STATED PROBLEM
Your task is to copy the listing exactly, with the pictures left out.

__________

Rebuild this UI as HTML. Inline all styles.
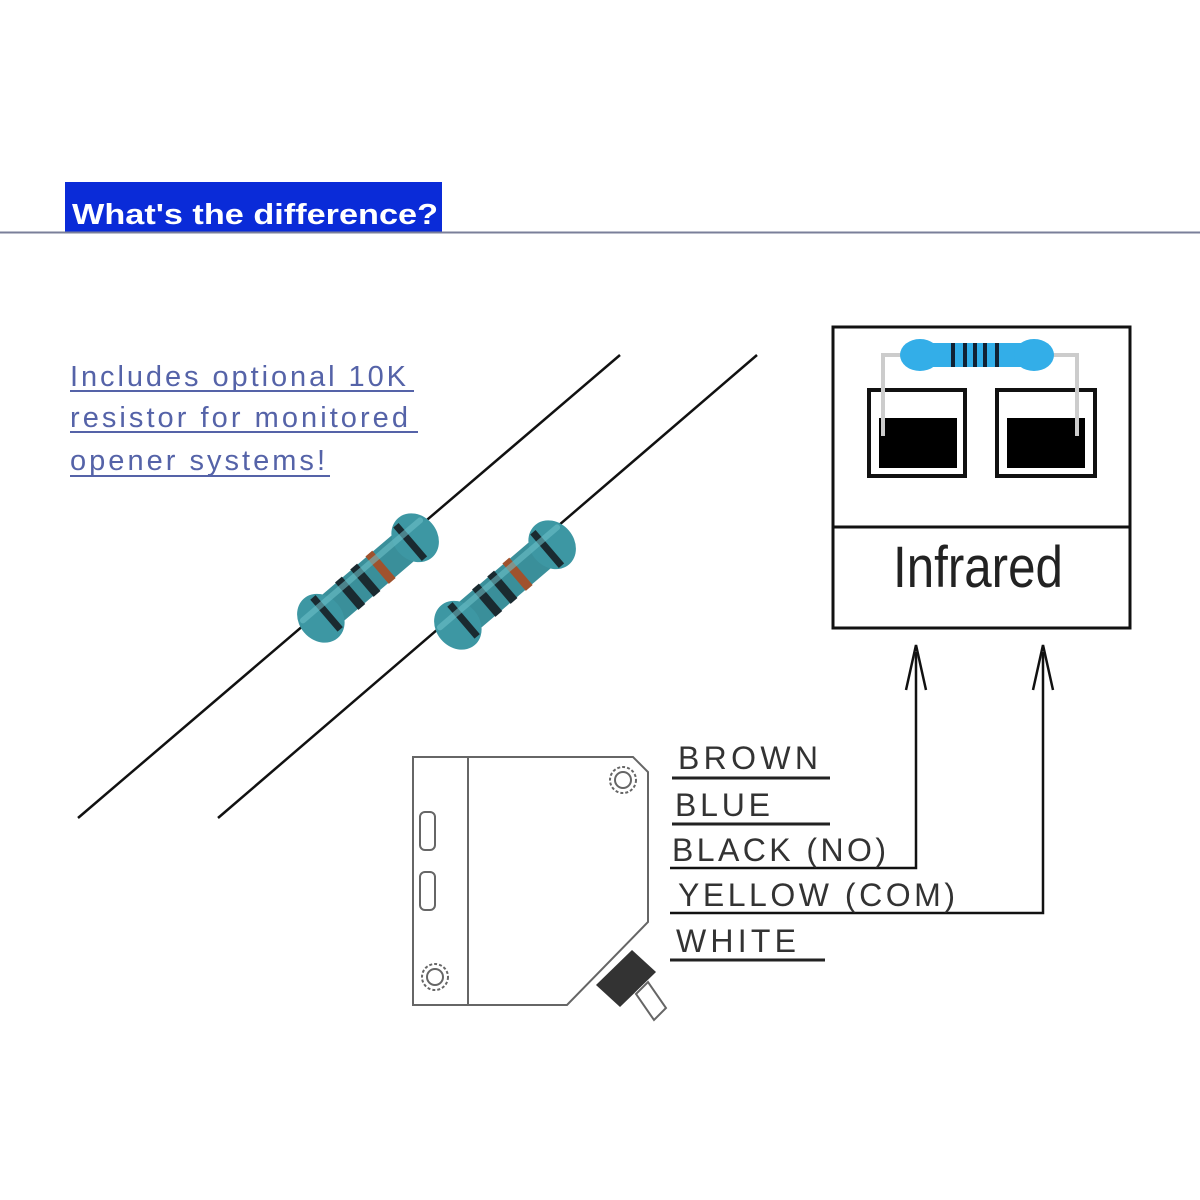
<!DOCTYPE html>
<html><head><style>
body{margin:0;background:#fff;}
svg{display:block}
</style></head><body>
<svg width="1200" height="1200" viewBox="0 0 1200 1200" xmlns="http://www.w3.org/2000/svg">
<defs>
<g id="res">
  <rect x="-82" y="-17" width="164" height="34" rx="17" fill="#3a8f9a"/>
  <ellipse cx="-62" cy="0" rx="22" ry="26" fill="#3d97a3"/>
  <ellipse cx="62" cy="0" rx="22" ry="26" fill="#3d97a3"/>
  <rect x="-58" y="-21" width="7" height="42" fill="#1a2a30"/>
  <rect x="-28" y="-18" width="9" height="36" fill="#1a2a30"/>
  <rect x="-8" y="-18" width="9" height="36" fill="#1a2a30"/>
  <rect x="12" y="-18" width="9" height="36" fill="#a0522d"/>
  <rect x="52" y="-22" width="7" height="44" fill="#1a2a30"/>
  <rect x="-80" y="-13" width="160" height="6" rx="3" fill="#6cc0c8" opacity="0.6"/>
</g>
</defs>
<rect x="65" y="182" width="377" height="50" fill="#0a2bd8"/>
<text x="72" y="224" font-family="Liberation Sans, sans-serif" font-weight="bold" font-size="29" fill="#fff" textLength="366" lengthAdjust="spacingAndGlyphs">What's the difference?</text>
<line x1="0" y1="232.5" x2="1200" y2="232.5" stroke="#7a7f9a" stroke-width="2"/>
<g font-family="Liberation Sans, sans-serif" font-size="29" fill="#5563a8" lengthAdjust="spacingAndGlyphs">
<text x="70" y="386" textLength="336">Includes optional 10K</text>
<text x="70" y="427" textLength="338">resistor for monitored</text>
<text x="70" y="470" textLength="255">opener systems!</text>
</g>
<g stroke="#5563a8" stroke-width="2">
<line x1="70" y1="391" x2="414" y2="391"/>
<line x1="70" y1="432" x2="418" y2="432"/>
<line x1="70" y1="476" x2="330" y2="476"/>
</g>
<line x1="78" y1="818" x2="620" y2="355" stroke="#111" stroke-width="2.5"/>
<line x1="218" y1="818" x2="757" y2="355" stroke="#111" stroke-width="2.5"/>
<use href="#res" transform="translate(368,578) rotate(-40.5)"/>
<use href="#res" transform="translate(505,585) rotate(-40.5)"/>
<!-- infrared box -->
<rect x="833" y="327" width="297" height="301" fill="#fff" stroke="#111" stroke-width="3"/>
<line x1="833" y1="527" x2="1130" y2="527" stroke="#111" stroke-width="3"/>
<text x="978" y="587" text-anchor="middle" font-family="Liberation Sans Narrow, Liberation Sans, sans-serif" font-size="58" fill="#222" transform="translate(978,0) scale(0.85,1) translate(-978,0)">Infrared</text>
<rect x="869" y="390" width="96" height="86" fill="#fff" stroke="#111" stroke-width="4"/>
<rect x="879" y="418" width="78" height="50" fill="#000"/>
<rect x="997" y="390" width="98" height="86" fill="#fff" stroke="#111" stroke-width="4"/>
<rect x="1007" y="418" width="78" height="50" fill="#000"/>
<polyline points="883,436 883,355 905,355" fill="none" stroke="#ccc" stroke-width="4"/>
<polyline points="1077,436 1077,355 1052,355" fill="none" stroke="#ccc" stroke-width="4"/>
<rect x="903" y="343" width="150" height="24" rx="12" fill="#33aee8"/>
<ellipse cx="920" cy="355" rx="20" ry="16" fill="#33aee8"/>
<ellipse cx="1034" cy="355" rx="20" ry="16" fill="#33aee8"/>
<g fill="#123">
<rect x="951" y="343" width="4" height="24"/><rect x="963" y="343" width="4" height="24"/><rect x="973" y="343" width="4" height="24"/><rect x="983" y="343" width="4" height="24"/><rect x="995" y="343" width="4" height="24"/>
</g>
<!-- arrows -->
<g stroke="#111" stroke-width="2.5" fill="none">
<polyline points="670,868 916,868 916,652"/>
<polyline points="670,913 1043,913 1043,652"/>
<polyline points="906,690 916,645 926,690"/>
<polyline points="1033,690 1043,645 1053,690"/>
</g>
<!-- labels -->
<g font-family="Liberation Sans, sans-serif" font-size="32" fill="#333" lengthAdjust="spacingAndGlyphs">
<text x="678" y="769" textLength="140">BROWN</text>
<text x="675" y="816" textLength="95">BLUE</text>
<text x="672" y="861" textLength="214">BLACK (NO)</text>
<text x="678" y="906" textLength="277">YELLOW (COM)</text>
<text x="676" y="952" textLength="120">WHITE</text>
</g>
<g stroke="#222" stroke-width="3">
<line x1="672" y1="778" x2="830" y2="778"/>
<line x1="672" y1="824" x2="830" y2="824"/>
<line x1="670" y1="960" x2="825" y2="960"/>
</g>
<!-- sensor -->
<g stroke="#666" stroke-width="2" fill="#fff">
<polygon points="413,757 633,757 648,772 648,922 567,1005 413,1005"/>
<line x1="468" y1="757" x2="468" y2="1005"/>
<rect x="420" y="812" width="15" height="38" rx="5"/>
<rect x="420" y="872" width="15" height="38" rx="5"/>
<circle cx="623" cy="780" r="13" stroke-dasharray="3,2"/>
<circle cx="623" cy="780" r="8"/>
<circle cx="435" cy="977" r="13" stroke-dasharray="3,2"/>
<circle cx="435" cy="977" r="8"/>
</g>
<polygon points="596,985 632,950 656,972 620,1007" fill="#333"/>
<polygon points="636,994 648,982 666,1008 654,1020" fill="#fff" stroke="#666" stroke-width="2"/>
</svg>
</body></html>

__________

FINISHED TASK
Rebuild this UI as HTML. Inline all styles.
<!DOCTYPE html>
<html><head><style>
body{margin:0;background:#fff;}
svg{display:block}
</style></head><body>
<svg width="1200" height="1200" viewBox="0 0 1200 1200" xmlns="http://www.w3.org/2000/svg">
<defs>
<g id="res">
  <rect x="-82" y="-17" width="164" height="34" rx="17" fill="#3a8f9a"/>
  <ellipse cx="-62" cy="0" rx="22" ry="26" fill="#3d97a3"/>
  <ellipse cx="62" cy="0" rx="22" ry="26" fill="#3d97a3"/>
  <rect x="-58" y="-21" width="7" height="42" fill="#1a2a30"/>
  <rect x="-28" y="-18" width="9" height="36" fill="#1a2a30"/>
  <rect x="-8" y="-18" width="9" height="36" fill="#1a2a30"/>
  <rect x="12" y="-18" width="9" height="36" fill="#a0522d"/>
  <rect x="52" y="-22" width="7" height="44" fill="#1a2a30"/>
  <rect x="-80" y="-13" width="160" height="6" rx="3" fill="#6cc0c8" opacity="0.6"/>
</g>
</defs>
<rect x="65" y="182" width="377" height="50" fill="#0a2bd8"/>
<text x="72" y="224" font-family="Liberation Sans, sans-serif" font-weight="bold" font-size="29" fill="#fff" textLength="366" lengthAdjust="spacingAndGlyphs">What's the difference?</text>
<line x1="0" y1="232.5" x2="1200" y2="232.5" stroke="#7a7f9a" stroke-width="2"/>
<g font-family="Liberation Sans, sans-serif" font-size="29" fill="#5563a8" lengthAdjust="spacingAndGlyphs">
<text x="70" y="386" textLength="336">Includes optional 10K</text>
<text x="70" y="427" textLength="338">resistor for monitored</text>
<text x="70" y="470" textLength="255">opener systems!</text>
</g>
<g stroke="#5563a8" stroke-width="2">
<line x1="70" y1="391" x2="414" y2="391"/>
<line x1="70" y1="432" x2="418" y2="432"/>
<line x1="70" y1="476" x2="330" y2="476"/>
</g>
<line x1="78" y1="818" x2="620" y2="355" stroke="#111" stroke-width="2.5"/>
<line x1="218" y1="818" x2="757" y2="355" stroke="#111" stroke-width="2.5"/>
<use href="#res" transform="translate(368,578) rotate(-40.5)"/>
<use href="#res" transform="translate(505,585) rotate(-40.5)"/>
<!-- infrared box -->
<rect x="833" y="327" width="297" height="301" fill="#fff" stroke="#111" stroke-width="3"/>
<line x1="833" y1="527" x2="1130" y2="527" stroke="#111" stroke-width="3"/>
<text x="978" y="587" text-anchor="middle" font-family="Liberation Sans Narrow, Liberation Sans, sans-serif" font-size="58" fill="#222" transform="translate(978,0) scale(0.85,1) translate(-978,0)">Infrared</text>
<rect x="869" y="390" width="96" height="86" fill="#fff" stroke="#111" stroke-width="4"/>
<rect x="879" y="418" width="78" height="50" fill="#000"/>
<rect x="997" y="390" width="98" height="86" fill="#fff" stroke="#111" stroke-width="4"/>
<rect x="1007" y="418" width="78" height="50" fill="#000"/>
<polyline points="883,436 883,355 905,355" fill="none" stroke="#ccc" stroke-width="4"/>
<polyline points="1077,436 1077,355 1052,355" fill="none" stroke="#ccc" stroke-width="4"/>
<rect x="903" y="343" width="150" height="24" rx="12" fill="#33aee8"/>
<ellipse cx="920" cy="355" rx="20" ry="16" fill="#33aee8"/>
<ellipse cx="1034" cy="355" rx="20" ry="16" fill="#33aee8"/>
<g fill="#123">
<rect x="951" y="343" width="4" height="24"/><rect x="963" y="343" width="4" height="24"/><rect x="973" y="343" width="4" height="24"/><rect x="983" y="343" width="4" height="24"/><rect x="995" y="343" width="4" height="24"/>
</g>
<!-- arrows -->
<g stroke="#111" stroke-width="2.5" fill="none">
<polyline points="670,868 916,868 916,652"/>
<polyline points="670,913 1043,913 1043,652"/>
<polyline points="906,690 916,645 926,690"/>
<polyline points="1033,690 1043,645 1053,690"/>
</g>
<!-- labels -->
<g font-family="Liberation Sans, sans-serif" font-size="32" fill="#333" lengthAdjust="spacingAndGlyphs">
<text x="678" y="769" textLength="140">BROWN</text>
<text x="675" y="816" textLength="95">BLUE</text>
<text x="672" y="861" textLength="214">BLACK (NO)</text>
<text x="678" y="906" textLength="277">YELLOW (COM)</text>
<text x="676" y="952" textLength="120">WHITE</text>
</g>
<g stroke="#222" stroke-width="3">
<line x1="672" y1="778" x2="830" y2="778"/>
<line x1="672" y1="824" x2="830" y2="824"/>
<line x1="670" y1="960" x2="825" y2="960"/>
</g>
<!-- sensor -->
<g stroke="#666" stroke-width="2" fill="#fff">
<polygon points="413,757 633,757 648,772 648,922 567,1005 413,1005"/>
<line x1="468" y1="757" x2="468" y2="1005"/>
<rect x="420" y="812" width="15" height="38" rx="5"/>
<rect x="420" y="872" width="15" height="38" rx="5"/>
<circle cx="623" cy="780" r="13" stroke-dasharray="3,2"/>
<circle cx="623" cy="780" r="8"/>
<circle cx="435" cy="977" r="13" stroke-dasharray="3,2"/>
<circle cx="435" cy="977" r="8"/>
</g>
<polygon points="596,985 632,950 656,972 620,1007" fill="#333"/>
<polygon points="636,994 648,982 666,1008 654,1020" fill="#fff" stroke="#666" stroke-width="2"/>
</svg>
</body></html>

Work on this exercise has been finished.